Malpensa. One last kiss for Bruna and we are at Cairo. In the night we land at Dar er Salam. Through airplane window only the dark appers during our night flight: desert looks like ocean while Sun is sleeping.

It’s early, still night. Visa,  permits and finnally doors get opened: It starts!

We change some money, first swindle. Experience is priceless, this is my first time here, under equator: I got to pay.

We look for a taxi to the harbor. A well-dressed young man comes forward:  white jacket, dark trousers and, above all else, an official badge. He leads me in his office showing me price list: $ 25 but he seems reliable, we take.

LHD, left-hand drive, wrecked cars and diesel stink: it’s like being in India, suburbs all look alike, especially at night. It’s starts to rain, I hope the dawn will come soon: at night everything is harder.

At the harbor taxi is not yet stopped when four or five black guys shove inside their heads  through windows. Driver locks doors: “Tlack”, automatic lock sounds  familiar and scaring. “okay, here we go” It’s my thought.

I get off the taxi cursing at nigh and retrieving my luggage. Driver escorts us to the boat office: “take care, they are bad people”.  We are in Africa, at night at the harbor: thank you for the advice I haven’t noticed it…

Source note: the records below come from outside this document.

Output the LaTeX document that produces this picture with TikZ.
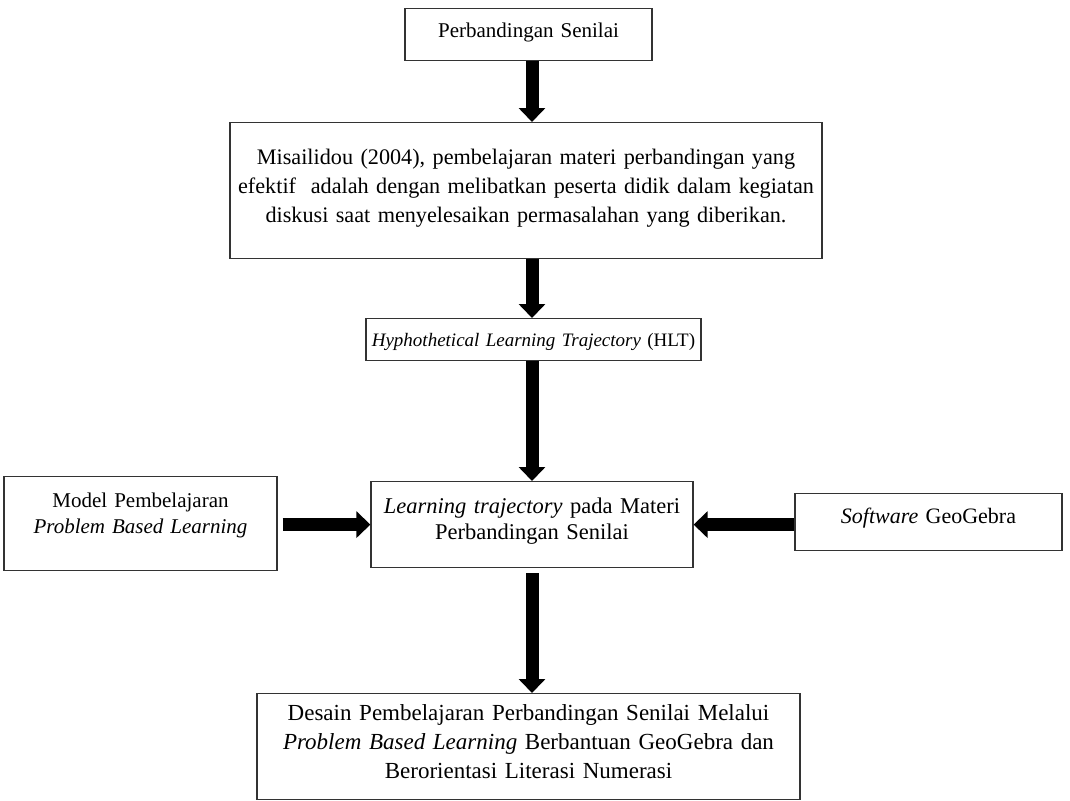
\documentclass[tikz,border=0pt]{standalone}
\usepackage{fontspec}
\setmainfont{Liberation Serif}
\usetikzlibrary{arrows.meta}
\hyphenpenalty=10000
\exhyphenpenalty=10000

\begin{document}
\begin{tikzpicture}[x=1pt,y=-1pt,
  box/.style={draw=black!80,line width=1.2pt,anchor=north,inner sep=0pt,align=center,
    font=\fontsize{23}{29}\selectfont},
  cam/.style={font=\fontsize{21}{26}\selectfont},
  blk/.style={line width=13pt,-{Triangle[width=26pt,length=14pt]}}]
  \useasboundingbox (0,0) rectangle (1070,800);
  \coordinate (axis) at (532,0); % all the down arrows sit on this x
  % middle column, top to bottom
  \node[box,cam,text width=247pt,text height=29pt,text depth=23pt] (topic) at (528.5,8) {Perbandingan Senilai};
  \node[box,font=\fontsize{22.2}{29}\selectfont,text width=592pt,text height=42pt,text depth=94pt] (misa) at (526,122)
    {Misailidou (2004), pembelajaran materi perbandingan yang\\
     efektif~ adalah dengan melibatkan peserta didik dalam kegiatan\\
     diskusi saat menyelesaikan permasalahan yang diberikan.};
  \node[box,font=\fontsize{19}{24}\selectfont,text width=335pt,text height=28pt,text depth=14pt] (hlt) at (533.5,318)
    {\textit{Hyphothetical Learning Trajectory} (HLT)};
  \node[box,font=\fontsize{22.5}{26}\selectfont,text width=322pt,text height=32pt,text depth=54pt] (lt) at (532,481)
    {\textit{Learning trajectory} pada Materi\\ Perbandingan Senilai};
  \node[box,text width=543pt,text height=27pt,text depth=79pt] (desain) at (528.5,693)
    {Desain Pembelajaran Perbandingan Senilai Melalui\\
     \textit{Problem Based Learning} Berbantuan GeoGebra dan\\
     Berorientasi Literasi Numerasi};
  % side boxes
  \node[box,cam,text width=273pt,text height=31pt,text depth=63pt] (pbl) at (140.5,476)
    {Model Pembelajaran\\ \textit{Problem Based Learning}};
  \node[box,font=\fontsize{22}{26}\selectfont,text width=267pt,text height=30pt,text depth=27pt] (geo) at (928.5,493)
    {\textit{Software} GeoGebra};
  % arrows
  \foreach \a/\b in {topic/misa,misa/hlt,hlt/lt} { %straight down
    \draw[blk] (\a.south -| axis) -- (\b.north -| axis);
  }
  \draw[blk,shorten <=5pt] (lt.south -| axis) -- (desain.north -| axis);
  \draw[blk,shorten <=5pt] (pbl.east |- lt.west) -- (lt.west);
  \draw[blk] (geo.west |- lt.east) -- (lt.east);
\end{tikzpicture}
\end{document}
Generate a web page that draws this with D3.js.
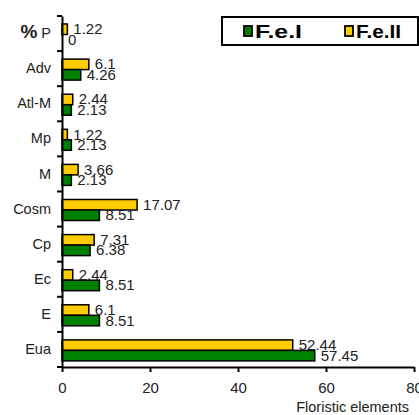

In the office a big balck dealer begins to shout insults pushing out the crowd: we pay $ 30 and we got a ticket to wait for our boat till seven AM. The ferry, Zanzibar Arrow, it’s big, old and slow.  I got a seat below deck and start to sleep. Two hours later we are at Stone town: boata it’s a bad choice, we save no money skipping airplane and only got trouble at the harbor.

Sunrise warms the morning but with light now it’s all easier. Welcome back Sun, we are in Africa today. Around only big smiles “Jambo, Karibu, Hacuna Matata“. We are waiting close the first electrified house on the island. Giadda finally arrives: he is a curly light eyes boy. He show me the SMS I have sent to him: “two thousand pleasantries” but now I can trust him.

We take dalla-dalla, a somekind of “wanna-be a Bus” vehicle that once was an old truck. We wait some time at the market among  fish and spices stalls. People starts to climb up to the back of the bus, last of them is a young masaai: he wears a traditional red dress, warrior mace and big sun-glasses good to Elvis. World is a strange place.

The journey is not “comfortable”, we are all packed: “more people, more money”. The guy clinging  outside push on more people on every stops getting the money for the run.  I discover that woman are not afraid by male proximity. One of them, unable to speak english, simply take my hand to show me how block my backback: tactile gestures was something unexpected here.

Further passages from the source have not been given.